Ce sont 2 à 3 années de travail pour parvenir aux images définitives de l’album. De la même manière que Sasek, Joelle Jolivet parviendra à rendre vivants les poncifs qui définissent Paris : la tour Montparnasse, le métro parisien, le centre Pompidou et puis la tour Eiffel bien sur… « Quand on pense à l’enfant en tant que lecteur, on ne peut pas ne pas faire les choses évidentes qui font que Paris est Paris. Au départ, je voulais m’éloigner des clichés mais en fait on ne peut pas… alors on joue sur les détails. ».
Joelle Jolivet a dans un premier temps construit des images mentale de ce qu’elle voulait donner à voir de Paris. Ensuite c’est grâce à google street view qu’elle a pu sillonner la ville et trouver les bons points de vue à dessiner et à reproduire en lino-gravure. La phase de documentation représente beaucoup de temps dans son travail et internet lui permet de parcourir le monde en un clic. « Là par exemple je fais Tokyo, je cherche à quoi ça ressemble concrètement avant de me lancer. ». C’est au tour de New-York de passer par la main de l’artiste, puis peut-être Bombay ensuite ?

GRAPHISTE MULTIFACETTE

Joelle Jolivet réalise des affiches, des images pour la presse, des couvertures de livres, des bandes dessinées… « Cela me plait beaucoup de faire tout ça, je ne veux pas être cataloguée illustratrice jeunesse. ». Son approche est pluridisciplinaire et elle se désole de constater que rare sont les artistes qui parviennent à traverser le pont entre l’illustration jeunesse et le graphisme.
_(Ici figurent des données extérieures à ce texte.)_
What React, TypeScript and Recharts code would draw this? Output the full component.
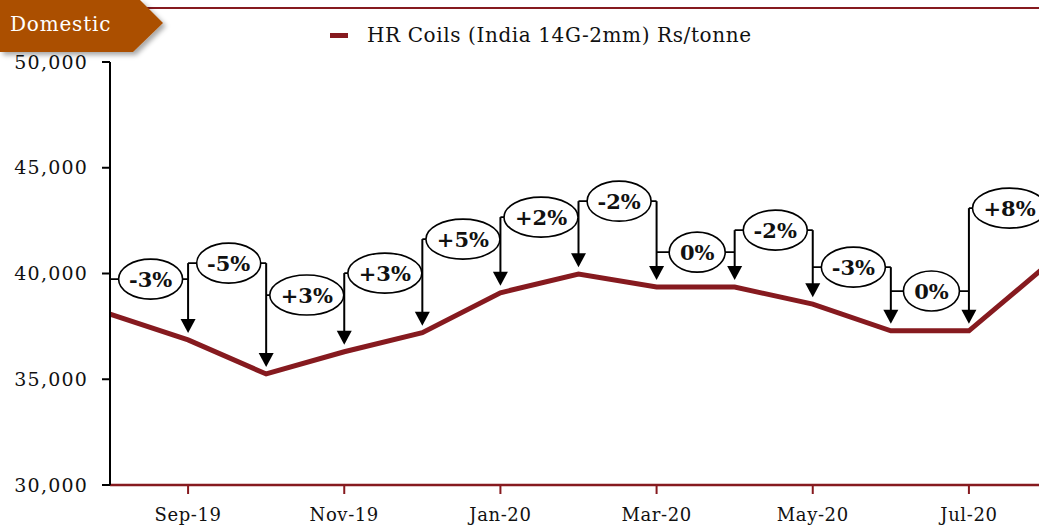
import React from 'react';
import { LineChart, Line, XAxis, YAxis, ReferenceLine, ReferenceDot, Legend } from 'recharts';

const months = ['Aug-19', 'Sep-19', 'Oct-19', 'Nov-19', 'Dec-19', 'Jan-20', 'Feb-20', 'Mar-20', 'Apr-20', 'May-20', 'Jun-20', 'Jul-20', 'Aug-20'];
const prices = [38080, 36860, 35250, 36300, 37200, 39090, 39970, 39360, 39360, 38550, 37290, 37290, 40400];
// month-on-month change callouts, one per month from Sep-19
const changeLabels = ['-3%', '-5%', '+3%', '+3%', '+5%', '+2%', '-2%', '0%', '-2%', '-3%', '0%', '+8%'];
// height (Rs/tonne) at which each callout bubble sits
const labelLevels = [39735, 40490, 38980, 40020, 41625, 42665, 43420, 41010, 42050, 40300, 39170, 43090];
const yTicks = [30000, 35000, 40000, 45000, 50000];
const xTicks = [1, 3, 5, 7, 9, 11];

const FONT = "'DejaVu Serif', Georgia, serif";
const RED = '#861a1f';

const data = months.map((m, i) => ({ idx: i, month: m, price: prices[i] }));

const ArrowShape = (p: any) => {
  const x = p.x1;
  const top = Math.min(p.y1, p.y2);
  const tip = Math.max(p.y1, p.y2) - 7;
  return (
    <g>
      <line x1={x} y1={top} x2={x} y2={tip - 12} stroke="#000" strokeWidth={2} />
      <path d={`M${x - 7.5},${tip - 14} L${x + 7.5},${tip - 14} L${x},${tip} Z`} fill="#000" />
    </g>
  );
};

const bubble = (label: string) => (p: any) => {
  const rx = label.length === 2 ? 28 : label.startsWith('+') ? 37 : 32;
  return (
    <g>
      <ellipse cx={p.cx} cy={p.cy} rx={rx} ry={20} fill="#fff" stroke="#000" strokeWidth={1.6} />
      <text x={p.cx} y={p.cy} dy="0.36em" textAnchor="middle" fontFamily={FONT} fontWeight="bold" fontSize={21} fill="#111">
        {label}
      </text>
    </g>
  );
};

const LegendBox = () => (
  <div style={{ display: 'flex', alignItems: 'center', fontFamily: FONT, fontSize: 20, color: '#111', whiteSpace: 'nowrap' }}>
    <span style={{ display: 'inline-block', width: 18, height: 5, background: RED, marginRight: 19 }} />
    <span style={{ letterSpacing: 0.6 }}>HR Coils (India 14G-2mm) Rs/tonne</span>
  </div>
);

export default function App() {
  return (
    <div style={{ position: 'absolute', left: 0, top: 0, width: 1039, height: 525, overflow: 'hidden', background: '#fff' }}>
      <LineChart width={1047} height={525} data={data} margin={{ top: 62, right: 0, bottom: 0, left: 0 }}>
        <XAxis
          type="number"
          dataKey="idx"
          domain={[0, 12]}
          ticks={xTicks}
          tickFormatter={(i: number) => months[i]}
          height={40}
          tickSize={9}
          tickMargin={14}
          axisLine={{ stroke: RED, strokeWidth: 2.5 }}
          tickLine={{ stroke: RED, strokeWidth: 2 }}
          tick={{ fill: '#111', fontSize: 18, fontFamily: FONT, letterSpacing: 0.6 }}
        />
        <YAxis
          domain={[30000, 50000]}
          ticks={yTicks}
          width={110}
          tickSize={8}
          tickMargin={14}
          tickFormatter={(v: number) => v.toLocaleString('en-US')}
          axisLine={{ stroke: '#000', strokeWidth: 2 }}
          tickLine={{ stroke: '#000', strokeWidth: 2 }}
          tick={{ fill: '#111', fontSize: 19, fontFamily: FONT, letterSpacing: 1.2 }}
        />
        <Legend
          layout="horizontal"
          verticalAlign="middle"
          align="center"
          wrapperStyle={{ top: 23, left: 330, width: 'auto' }}
          content={() => <LegendBox />}
        />
        <Line
          type="linear"
          dataKey="price"
          name="HR Coils (India 14G-2mm) Rs/tonne"
          stroke={RED}
          strokeWidth={5}
          dot={false}
          isAnimationActive={false}
        />
        {changeLabels.map((_, j) => (
          <ReferenceLine
            key={`c${j}`}
            segment={[{ x: j, y: labelLevels[j] }, { x: j + 1, y: labelLevels[j] }]}
            stroke="#000"
            strokeWidth={1.8}
            ifOverflow="visible"
          />
        ))}
        {changeLabels.map((_, j) => {
          const m = j + 1;
          const top = Math.max(labelLevels[j], m < labelLevels.length ? labelLevels[m] : labelLevels[j]);
          return (
            <ReferenceLine
              key={`a${m}`}
              segment={[{ x: m, y: top }, { x: m, y: prices[m] }]}
              ifOverflow="visible"
              shape={ArrowShape}
            />
          );
        })}
        {changeLabels.map((label, j) => (
          <ReferenceDot
            key={`b${j}`}
            x={j + 0.52}
            y={labelLevels[j]}
            ifOverflow="visible"
            shape={bubble(label)}
          />
        ))}
      </LineChart>
      <svg width={1039} height={70} style={{ position: 'absolute', left: 0, top: 0 }}>
        <defs>
          <filter id="tagShadow" x="-10%" y="-20%" width="130%" height="160%">
            <feDropShadow dx="3" dy="3" stdDeviation="2.5" floodColor="#000" floodOpacity="0.35" />
          </filter>
        </defs>
        <line x1={140} y1={8} x2={1039} y2={8} stroke={RED} strokeWidth={2} />
        <polygon points="0,0 140,0 163,23 133,52 0,52" fill="#ab5000" filter="url(#tagShadow)" />
        <text x={10} y={31} fontFamily={FONT} fontSize={20} fill="#fff" letterSpacing={0.8}>
          Domestic
        </text>
      </svg>
    </div>
  );
}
Quelques exceptions comme Paul Cox ou Blexbolex, mais ils sont trop peu nombreux et la France est encore trop manichéenne. Sensible aux approches plus ouvertes pour qui le croisement des disciplines est une force, Joelle Jolivet nous fait remarquer le festival Jungle, qui se tiendra prochainement à Liège, où graphisme et illustration se rencontrent. C’est cette même raison qui a poussé Joelle Jolivet à accepter notre rencontre pour Index Grafik.

Un grand merci à Joëlle Jolivet d’avoir pris le temps de partager tout ces détails sur son approche et son métier.